Spesso oggi un velo di tristezza oscura la nostra cultura. Il cuore umano sembra talvolta incapace di sperare. È l’effetto delle gravi minacce che incombono sull’avvenire dell’umanità (cf. Giovanni Paolo II, Redemptor hominis, 15-16)? Ciò deriva, forse, dalle difficoltà attuali dell’organizzazione del lavoro e della società che priva un buon numero di contemporanei dell’impiego o di redditi sufficienti? È il peso degli ostacoli che impediscono a popoli e gruppi sociali di capirsi, di partecipare, di amarsi, a uomini e donne di comunicare, di fondare “focolari” stabili, di impegnarsi con fiducia gli uni verso gli altri? Senza dubbio la società è frammentata e gli uomini difendono ciascuno il proprio ambito, solitari e scoraggiati. Ma soprattutto dubitano del senso della vita; dubitano dell’amore con cui Dio li ha amati, dubitano della possibilità di superare gli ostacoli e le tentazioni. Inoltre, il loro cuore è talvolta influenzato da ideologie materialistiche che riducono l’uomo a una cosa o che inaspriscono le opposizioni tra gli uomini. I “sospetti” rappresentati da certe forme di pensiero moderno tarpano le ali della speranza. In breve, molti hanno oggi difficoltà ad accogliere le energie del loro cuore e a riacquistare speranza.

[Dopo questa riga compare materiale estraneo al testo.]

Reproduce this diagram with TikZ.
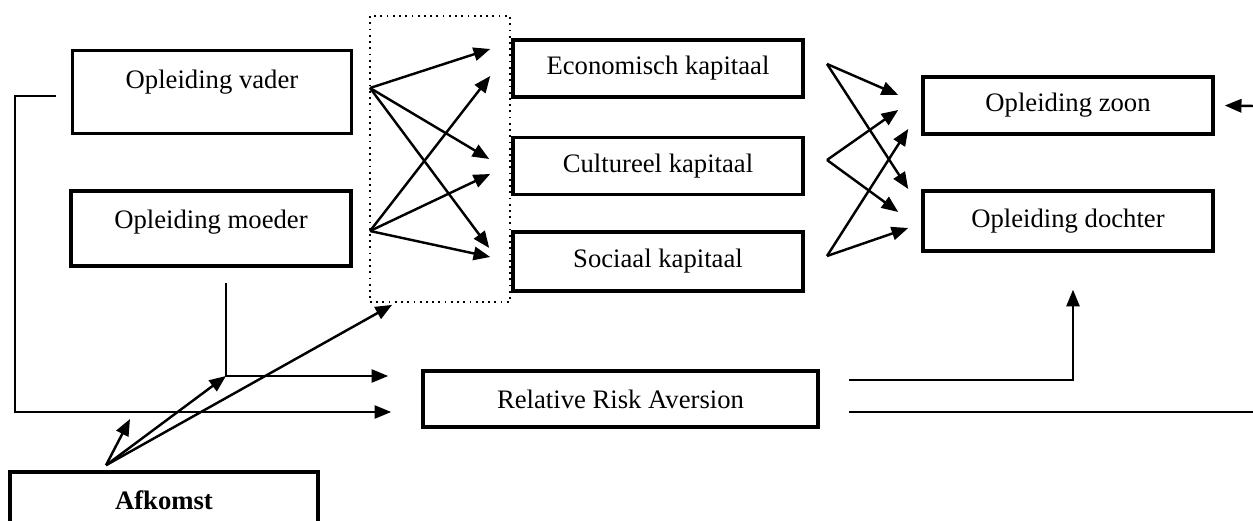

10. Questa lacerazione della cultura occidentale si riflette in modo particolare nell’arte. Il tragico dell’uomo è messo a nudo, lentamente, ma inesorabilmente. Talvolta con orgoglio, talvolta con rassegnazione. Certo, la sofferenza umana è sempre stata un tema dell’arte. Tutti i grandi artisti si sono imbattuti, talvolta per tutta la vita, nel problema della sofferenza e della disperazione. Ciononostante molti hanno lasciato trasparire dalla loro arte qualcosa della speranza che è più grande della sofferenza e della decadenza. Esprimendosi nella letteratura, o nella musica, plasmando la materia, dipingendo, essi hanno evocato il mistero di una nuova salvezza, di un mondo rinnovato. Anche nella nostra epoca questo deve essere il messaggio di artisti autentici, che vivono sinceramente tutto ciò che è umano e perfino il tragico dell’uomo ma che sanno con precisione svelare nel tragico stesso la speranza che ci è data. “Questo mondo ha bisogno di bellezza per non cadere nella disperazione” (Concilio Vaticano II, Nuntius ad artifices datus: Constitutiones, Decreta, Declarationes, pp. 1090 s.).
11. Il credente, da parte sua, non minimizza alcuno degli ostacoli né alcuna delle minacce che gravano sull’umanità. Egli stesso conosce prove d’ogni genere. Ma le vive nella prospettiva della redenzione compiuta da Cristo. Anche la sofferenza diventa il luogo della compassione di Dio, della solidarietà con coloro che soffrono, dell’offerta di sé, dell’amore. Essa è cammino di salvezza, di riscatto; essa si incarna nella passione di Cristo che è culminata nella risurrezione. Gli artisti credenti non possono mancare di esprimere ciò nella loro arte. Oggi, molti insistono sulle miserie umane rappresentando specialmente la passione di Cristo ma, per essi, la passione non saprebbe limitarsi al silenzio di Dio né alla durezza inumana degli uomini. Essa è compassione e speranza. Gesù stesso ci ha formati alla speranza. Come un artista divino egli parlò per tutta la sua vita con parabole. Ma nel suo ultimo incontro con i discepoli ha parlato apertamente senza più adoperare similitudini (cf. Gv 16, 29).
E tuttavia era l’ora della dispersione e della solitudine. Ma egli esprime molto chiaramente la causa e il motivo della sua serenità e della sua forza: “Io non sono solo, il padre è con me . . . voi avrete tribolazione nel mondo, ma abbiate fiducia, io ho vinto il mondo” (Gv 16, 32-33). Ecco, per ogni discepolo di Cristo la sorgente della speranza, della pace che sorpassa ogni intelligenza e, si può dire anche, della gioia (cf. Fil 4, 4. 7. 9).
12. Voi sapete, cari amici, che l’arte è per la fede, la carità, la speranza un’espressione privilegiata. L’arte autentica contribuisce a risvegliare la fede assopita. Apre il cuore al mistero dell’altro. Eleva l’animo di colui che è troppo deluso o troppo stanco per sperare ancora. L’artista che è cristiano ha quindi nella Chiesa, nel mondo, una vocazione alla scelta. Il suo linguaggio simbolico evoca la realtà che è “al di là delle cose” come a dire: “Dio non è lontano da ciascuno di noi”. Voi ricordate l’appello del Concilio agli artisti, che vi rivolgo anche oggi: “Da lungo tempo la Chiesa ha fatto alleanza con voi . . . Voi l’avete aiutata a rendere sensibile il mondo invisibile . . . Non chiudete il vostro spirito al soffio dello Spirito divino!” (Katholiek Archief, 21 [1966] 13, k. 425).
Se l’artista è creatore attraverso il genio che ha ricevuto in dono, come potrebbe non essere creatrice la grazia di Dio nel cuore dell’uomo? “Vieni, Spirito creatore!”. In questo tempo di preparazione alla Pentecoste, a tutti coloro che sono venuti a congiungersi al mondo dell’arte, rivolgo queste parole: “Non chiudete il vostro spirito al soffio dello Spirito Santo”.